Maritime hammocks, also known as maritime forests or coastal hammocks, are found on stable sand dunes away from the beach on barrier islands, and on small islands in salt marshes. They are found all along the Atlantic Coast and Gulf Coast of the United States. Some authorities classify coastal hammocks as hydric hammocks.

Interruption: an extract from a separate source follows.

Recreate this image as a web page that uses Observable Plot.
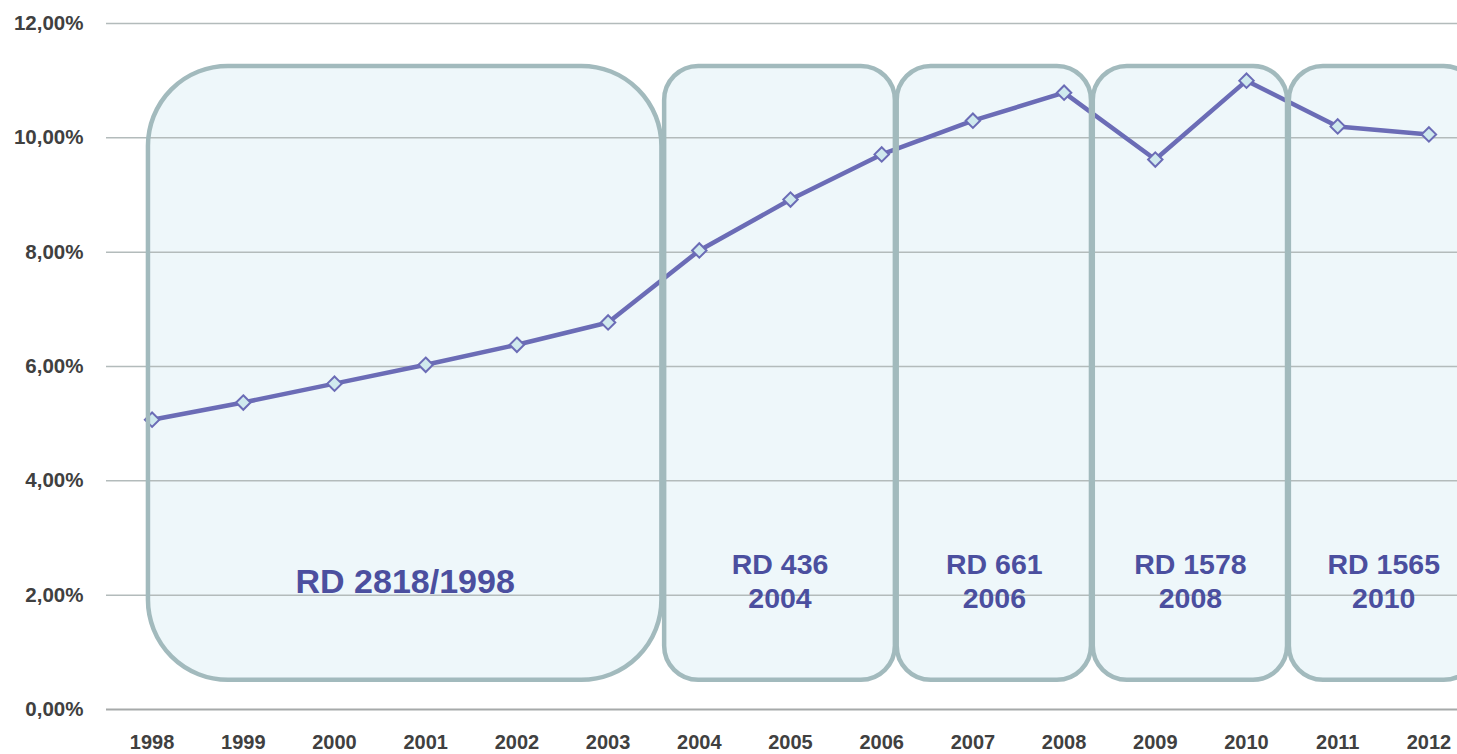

==Temperate hardwood hammocks==
Temperate hardwood hammocks are narrow bands of broadleaf forest that occur on the coastal plain of the southeastern United States. In most of the southeast, including the Florida panhandle, the trees in temperate hardwood hammocks are primarily evergreen. Hardwood hammocks in northern Florida peninsula have a mixture of deciduous and evergreen trees, and hardwood hammocks in southern Florida north of the Everglades have a mixture of evergreen and tropical trees.

===Hydric hammocks===

Hydric hammocks, also known as low hammocks, wetland hardwood hammocks, or lowland oak hammocks, grow on soils that are poorly drained or that have high water tables, subject to occasional flooding. They are usually found on gentle slopes just above swamps, marshes or wet prairies. Hydric hammocks are found in scattered locations in Florida north of Lake Okeechobee, with concentrations along the upper St. Johns River, the Atlantic coast of northeastern Florida, and particularly along the Big Bend section of the Gulf Coast of Florida, from Aripeka to St. Marks.

===Mesic hammocks===
Mesic hammocks are hammocks of the southeastern United States coasts (from North Carolina to Texas) and all of peninsular Florida which grow on soils that are rarely flooded. The canopy of mesic hammocks consists primarily of evergreen hardwoods and cabbage palms. The southern live oak is the most common tree in mesic hammocks. Other trees commonly found in mesic hammocks include southern magnolia, pignut hickory, water oak, and laurel oak. Some of those trees are less frequent or absent in southern Florida (from about Lake Okeechobee south), where tropical species, such as gumbo limbo and satinleaf, may be found. Slash pines and loblolly pines are found in many mesic hammocks. The soil in mesic hammocks is well-drained and rarely flooded, but remains moist due to the shade of the canopy, and the heavy leaf litter that usually occurs in them.

===Xeric hammocks===
Xeric hammocks, also known as xeric forests or sand hammocks, grow on well-drained sandy soil, such as old sand dunes, where there is some protection from fire. Xeric hammocks are characterized by sand live oak (Quercus geminata) and saw palmetto (Serenoa repens). Xeric hammocks may develop from scrub or sandhill communities. Scrub-derived hammocks typically include myrtle oak (Quercus myrtifolia) and Chapman's oak (Quercus chapmanii), while sandhill-derived hammocks include turkey oak (Quercus laevis) and bluejack oak (Quercus incana). Xeric hammocks require long-term protection from fire to develop, but once established, are somewhat resistant to fire. Sand live oak and myrtle oak reproduce by cloning, and if allowed to become established, may regrow from the roots if the hammock does burn.

===Prairie hammocks===
Prairie hammocks are a sub-type of hydric and mesic hammocks composed principally of live oak and cabbage palm trees. They occur in central and southern Florida in prairies and floodplains, on river levees, and on slopes between dry uplands and wetlands.

===Oak domes===

Oak domes, also called oak hammocks, grow as small patches on shallow depressions or slight hills. They consist of thick stands of evergreen oaks, and are distinct from their surrounding habitats, which are typically woodlands dominated by longleaf pine.